Libertà di licenziare. Per assumere

22 Dic 2011 20:48 - di

Ci sono lavoratori che contano – contratti blindati e tutele sindacali – e quelli irrilevanti. Ci sono anche politici che contano – quelli che hanno acquisito già tutto e propongono di fare i tagli agli altri – e i politici che non contano nulla. In tutte le categorie è lo stesso: le generalizzazioni sono da idioti. Persino tra i magistrati ci sono i supertutelati e quelli che sono carne da cannone. E lo stesso vale per i giornalisti.

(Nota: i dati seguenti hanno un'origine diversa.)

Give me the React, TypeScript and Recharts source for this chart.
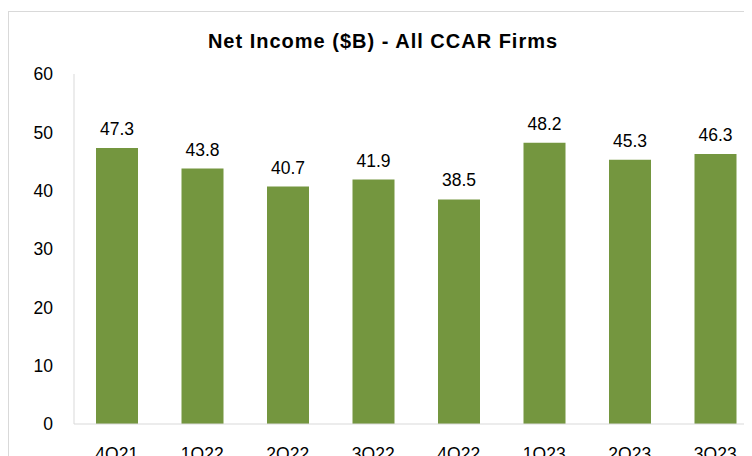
import React from 'react';
import { BarChart, Bar, XAxis, YAxis, LabelList } from 'recharts';

const quarters = ['4Q21', '1Q22', '2Q22', '3Q22', '4Q22', '1Q23', '2Q23', '3Q23'];
const netIncome = [47.3, 43.8, 40.7, 41.9, 38.5, 48.2, 45.3, 46.3];
const yTicks = [0, 10, 20, 30, 40, 50, 60];

const data = quarters.map((q, i) => ({ quarter: q, value: netIncome[i] }));

const FONT = '"Liberation Sans", Arial, sans-serif';
const tickStyle = { fontSize: 17.5, fill: '#000', fontFamily: FONT };

export default function App() {
  return (
    <div style={{ position: 'relative', width: 744, height: 448, overflow: 'hidden', fontFamily: FONT }}>
      {/* chart frame, right/bottom edges fall outside the picture */}
      <div
        style={{
          position: 'absolute',
          left: 0,
          top: 3,
          width: 800,
          height: 500,
          border: '1px solid #d9d9d9',
          boxSizing: 'border-box',
        }}
      />
      <div
        style={{
          position: 'absolute',
          left: 0,
          top: 23,
          width: 750,
          textAlign: 'center',
          fontSize: 20,
          lineHeight: '20px',
          fontWeight: 'bold',
          letterSpacing: 1,
          color: '#000',
        }}
      >
        Net Income ($B) - All CCAR Firms
      </div>
      <div style={{ position: 'absolute', left: 0, top: 0 }}>
        <BarChart
          width={780}
          height={470}
          data={data}
          margin={{ top: 66, right: 30, bottom: 0, left: 0 }}
        >
          <YAxis
            width={66}
            domain={[0, 60]}
            ticks={yTicks}
            interval={0}
            tickLine={false}
            tickSize={0}
            tickMargin={21}
            axisLine={{ stroke: '#d9d9d9' }}
            tick={tickStyle}
          />
          <XAxis
            dataKey="quarter"
            height={54}
            interval={0}
            tickLine={false}
            tickSize={0}
            tickMargin={24}
            axisLine={{ stroke: '#d9d9d9' }}
            tick={tickStyle}
          />
          <Bar dataKey="value" fill="#74963F" barSize={42} isAnimationActive={false}>
            <LabelList
              dataKey="value"
              position="top"
              offset={13}
              style={{ fontSize: 17.5, fill: '#000', fontFamily: FONT }}
            />
          </Bar>
        </BarChart>
      </div>
    </div>
  );
}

Alcuni – come dice la Fornero – cresciuti all’ombra del potere, altri, riuniti in cooperative per mantenere il posto di lavoro sperando nel fondo per l’editoria. In Italia, da sempre, ci sono i tutelati e gli abbandonati. Non c’è solo il familismo, ci sono anche le cosiddette “reti di tutela sociale”. Il problema è appunto che chi ne è fuori è indifeso. Le reti di tutela nel tempo si sono potenziate al punto da piegare le regole a garanzia dei privilegi acquisiti. Non è questione di caste. Dove ci sono iper-garantiti, si generano non-garantiti. I professori che contano hanno bisogno di ricercatori precari e assistenti sottopagati. Gli strapagati conduttori Rai hanno bisogno di un esercito di anonimi collaboratori precari che gli mandano avanti il programma. Gli “illicenziabili” hanno creato le premesse perché le aziende si riforniscano di lavoratori usa e getta. Per questo l’articolo 18 è un falso problema. Dove i diritti di pochi sono non negoziabili, si tagliano fuori dai diritti tutti gli altri. Tutele adeguate per tutti è meglio che tutele assolute per pochi. In ogni categoria.